** start of SUPPLIED MATERIAL **

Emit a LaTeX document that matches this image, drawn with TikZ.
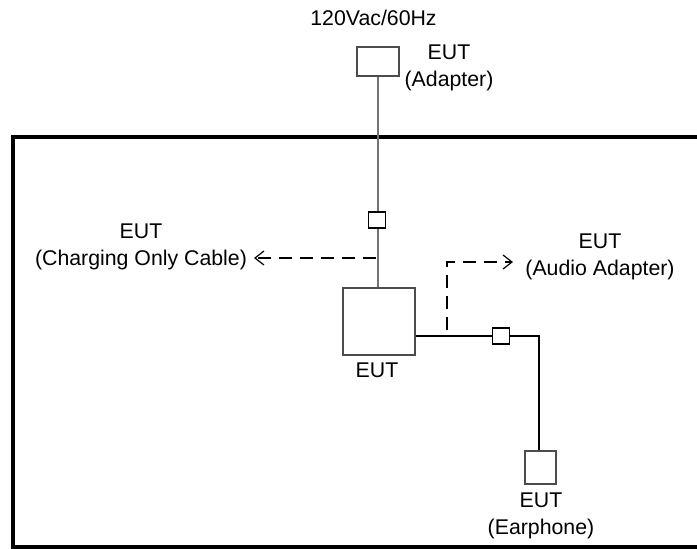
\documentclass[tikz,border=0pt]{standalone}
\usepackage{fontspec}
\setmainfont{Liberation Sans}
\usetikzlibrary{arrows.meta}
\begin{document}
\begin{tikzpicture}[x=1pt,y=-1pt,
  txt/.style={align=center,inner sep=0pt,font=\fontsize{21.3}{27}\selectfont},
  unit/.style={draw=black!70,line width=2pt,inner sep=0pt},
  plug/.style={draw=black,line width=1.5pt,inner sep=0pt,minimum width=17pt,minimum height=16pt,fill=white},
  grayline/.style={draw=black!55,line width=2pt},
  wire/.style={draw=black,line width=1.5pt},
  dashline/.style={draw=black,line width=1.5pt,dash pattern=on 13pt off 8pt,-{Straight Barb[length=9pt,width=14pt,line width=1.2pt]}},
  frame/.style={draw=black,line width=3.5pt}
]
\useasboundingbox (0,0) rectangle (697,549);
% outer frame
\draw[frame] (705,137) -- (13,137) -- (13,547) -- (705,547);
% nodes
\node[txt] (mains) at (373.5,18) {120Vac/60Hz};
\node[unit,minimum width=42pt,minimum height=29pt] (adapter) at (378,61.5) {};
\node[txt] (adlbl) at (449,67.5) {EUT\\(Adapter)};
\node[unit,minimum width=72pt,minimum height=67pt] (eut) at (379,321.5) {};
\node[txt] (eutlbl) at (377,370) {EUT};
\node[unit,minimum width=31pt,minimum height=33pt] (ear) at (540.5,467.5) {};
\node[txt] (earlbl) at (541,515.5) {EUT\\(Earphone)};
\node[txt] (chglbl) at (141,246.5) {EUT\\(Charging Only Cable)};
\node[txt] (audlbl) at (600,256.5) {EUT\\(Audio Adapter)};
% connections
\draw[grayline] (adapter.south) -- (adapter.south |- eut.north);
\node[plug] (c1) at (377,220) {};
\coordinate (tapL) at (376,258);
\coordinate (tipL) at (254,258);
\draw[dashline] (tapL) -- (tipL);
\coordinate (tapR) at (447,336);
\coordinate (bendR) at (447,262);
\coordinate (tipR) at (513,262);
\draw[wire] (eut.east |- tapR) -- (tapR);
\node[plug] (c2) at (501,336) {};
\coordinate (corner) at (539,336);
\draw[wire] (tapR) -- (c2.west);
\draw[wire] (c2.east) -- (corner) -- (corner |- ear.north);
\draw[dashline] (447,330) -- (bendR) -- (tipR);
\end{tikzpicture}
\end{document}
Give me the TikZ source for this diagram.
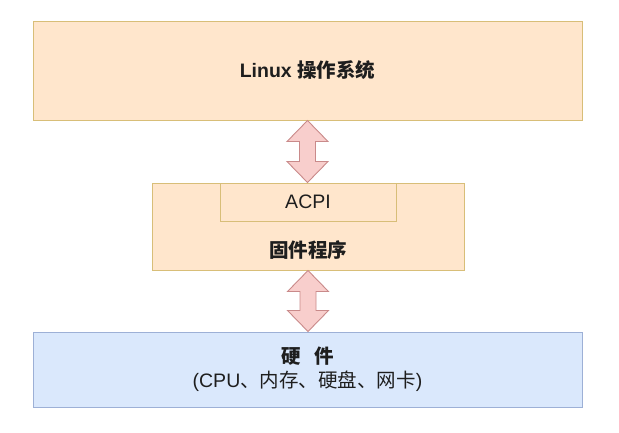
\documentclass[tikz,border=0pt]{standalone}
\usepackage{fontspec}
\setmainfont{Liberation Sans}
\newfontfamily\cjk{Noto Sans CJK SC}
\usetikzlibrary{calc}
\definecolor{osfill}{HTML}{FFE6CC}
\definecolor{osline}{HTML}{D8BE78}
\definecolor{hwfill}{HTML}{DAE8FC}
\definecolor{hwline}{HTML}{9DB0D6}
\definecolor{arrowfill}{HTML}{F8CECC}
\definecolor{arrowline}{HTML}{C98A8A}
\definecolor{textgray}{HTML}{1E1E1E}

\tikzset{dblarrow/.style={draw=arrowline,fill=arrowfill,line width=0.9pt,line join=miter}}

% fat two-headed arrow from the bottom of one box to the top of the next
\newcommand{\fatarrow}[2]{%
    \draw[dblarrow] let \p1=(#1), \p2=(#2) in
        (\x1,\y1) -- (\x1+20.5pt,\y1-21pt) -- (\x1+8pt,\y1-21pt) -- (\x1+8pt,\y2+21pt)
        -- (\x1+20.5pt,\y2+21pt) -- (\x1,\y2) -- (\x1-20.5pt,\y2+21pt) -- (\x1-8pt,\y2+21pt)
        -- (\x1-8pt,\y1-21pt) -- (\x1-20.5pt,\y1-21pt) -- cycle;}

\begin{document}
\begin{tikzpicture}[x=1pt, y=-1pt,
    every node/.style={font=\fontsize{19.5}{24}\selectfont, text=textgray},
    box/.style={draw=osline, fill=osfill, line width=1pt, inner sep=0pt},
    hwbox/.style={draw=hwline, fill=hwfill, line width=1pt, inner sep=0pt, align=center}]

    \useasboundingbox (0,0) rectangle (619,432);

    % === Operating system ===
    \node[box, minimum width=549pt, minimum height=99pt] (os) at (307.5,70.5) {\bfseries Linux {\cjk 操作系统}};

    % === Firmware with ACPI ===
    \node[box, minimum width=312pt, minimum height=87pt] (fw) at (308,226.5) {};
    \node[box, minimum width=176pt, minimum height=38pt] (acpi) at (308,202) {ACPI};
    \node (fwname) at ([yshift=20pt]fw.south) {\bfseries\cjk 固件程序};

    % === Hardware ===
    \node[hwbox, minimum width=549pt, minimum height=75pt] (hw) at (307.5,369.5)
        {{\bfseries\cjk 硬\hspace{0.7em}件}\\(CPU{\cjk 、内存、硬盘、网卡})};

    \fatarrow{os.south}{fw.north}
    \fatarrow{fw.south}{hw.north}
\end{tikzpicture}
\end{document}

** end of SUPPLIED MATERIAL **

* INSTRUCTIONS FOR THE TASK:
Do not copy the pictures, but repeat every line exactly.

* RESULT OF THE EXERCISE:
Emit a LaTeX document that matches this image, drawn with TikZ.
\documentclass[tikz,border=0pt]{standalone}
\usepackage{fontspec}
\setmainfont{Liberation Sans}
\usetikzlibrary{arrows.meta}
\begin{document}
\begin{tikzpicture}[x=1pt,y=-1pt,
  txt/.style={align=center,inner sep=0pt,font=\fontsize{21.3}{27}\selectfont},
  unit/.style={draw=black!70,line width=2pt,inner sep=0pt},
  plug/.style={draw=black,line width=1.5pt,inner sep=0pt,minimum width=17pt,minimum height=16pt,fill=white},
  grayline/.style={draw=black!55,line width=2pt},
  wire/.style={draw=black,line width=1.5pt},
  dashline/.style={draw=black,line width=1.5pt,dash pattern=on 13pt off 8pt,-{Straight Barb[length=9pt,width=14pt,line width=1.2pt]}},
  frame/.style={draw=black,line width=3.5pt}
]
\useasboundingbox (0,0) rectangle (697,549);
% outer frame
\draw[frame] (705,137) -- (13,137) -- (13,547) -- (705,547);
% nodes
\node[txt] (mains) at (373.5,18) {120Vac/60Hz};
\node[unit,minimum width=42pt,minimum height=29pt] (adapter) at (378,61.5) {};
\node[txt] (adlbl) at (449,67.5) {EUT\\(Adapter)};
\node[unit,minimum width=72pt,minimum height=67pt] (eut) at (379,321.5) {};
\node[txt] (eutlbl) at (377,370) {EUT};
\node[unit,minimum width=31pt,minimum height=33pt] (ear) at (540.5,467.5) {};
\node[txt] (earlbl) at (541,515.5) {EUT\\(Earphone)};
\node[txt] (chglbl) at (141,246.5) {EUT\\(Charging Only Cable)};
\node[txt] (audlbl) at (600,256.5) {EUT\\(Audio Adapter)};
% connections
\draw[grayline] (adapter.south) -- (adapter.south |- eut.north);
\node[plug] (c1) at (377,220) {};
\coordinate (tapL) at (376,258);
\coordinate (tipL) at (254,258);
\draw[dashline] (tapL) -- (tipL);
\coordinate (tapR) at (447,336);
\coordinate (bendR) at (447,262);
\coordinate (tipR) at (513,262);
\draw[wire] (eut.east |- tapR) -- (tapR);
\node[plug] (c2) at (501,336) {};
\coordinate (corner) at (539,336);
\draw[wire] (tapR) -- (c2.west);
\draw[wire] (c2.east) -- (corner) -- (corner |- ear.north);
\draw[dashline] (447,330) -- (bendR) -- (tipR);
\end{tikzpicture}
\end{document}
Give me the TikZ source for this diagram.
\documentclass[tikz,border=0pt]{standalone}
\usepackage{fontspec}
\setmainfont{Liberation Sans}
\newfontfamily\cjk{Noto Sans CJK SC}
\usetikzlibrary{calc}
\definecolor{osfill}{HTML}{FFE6CC}
\definecolor{osline}{HTML}{D8BE78}
\definecolor{hwfill}{HTML}{DAE8FC}
\definecolor{hwline}{HTML}{9DB0D6}
\definecolor{arrowfill}{HTML}{F8CECC}
\definecolor{arrowline}{HTML}{C98A8A}
\definecolor{textgray}{HTML}{1E1E1E}

\tikzset{dblarrow/.style={draw=arrowline,fill=arrowfill,line width=0.9pt,line join=miter}}

% fat two-headed arrow from the bottom of one box to the top of the next
\newcommand{\fatarrow}[2]{%
    \draw[dblarrow] let \p1=(#1), \p2=(#2) in
        (\x1,\y1) -- (\x1+20.5pt,\y1-21pt) -- (\x1+8pt,\y1-21pt) -- (\x1+8pt,\y2+21pt)
        -- (\x1+20.5pt,\y2+21pt) -- (\x1,\y2) -- (\x1-20.5pt,\y2+21pt) -- (\x1-8pt,\y2+21pt)
        -- (\x1-8pt,\y1-21pt) -- (\x1-20.5pt,\y1-21pt) -- cycle;}

\begin{document}
\begin{tikzpicture}[x=1pt, y=-1pt,
    every node/.style={font=\fontsize{19.5}{24}\selectfont, text=textgray},
    box/.style={draw=osline, fill=osfill, line width=1pt, inner sep=0pt},
    hwbox/.style={draw=hwline, fill=hwfill, line width=1pt, inner sep=0pt, align=center}]

    \useasboundingbox (0,0) rectangle (619,432);

    % === Operating system ===
    \node[box, minimum width=549pt, minimum height=99pt] (os) at (307.5,70.5) {\bfseries Linux {\cjk 操作系统}};

    % === Firmware with ACPI ===
    \node[box, minimum width=312pt, minimum height=87pt] (fw) at (308,226.5) {};
    \node[box, minimum width=176pt, minimum height=38pt] (acpi) at (308,202) {ACPI};
    \node (fwname) at ([yshift=20pt]fw.south) {\bfseries\cjk 固件程序};

    % === Hardware ===
    \node[hwbox, minimum width=549pt, minimum height=75pt] (hw) at (307.5,369.5)
        {{\bfseries\cjk 硬\hspace{0.7em}件}\\(CPU{\cjk 、内存、硬盘、网卡})};

    \fatarrow{os.south}{fw.north}
    \fatarrow{fw.south}{hw.north}
\end{tikzpicture}
\end{document}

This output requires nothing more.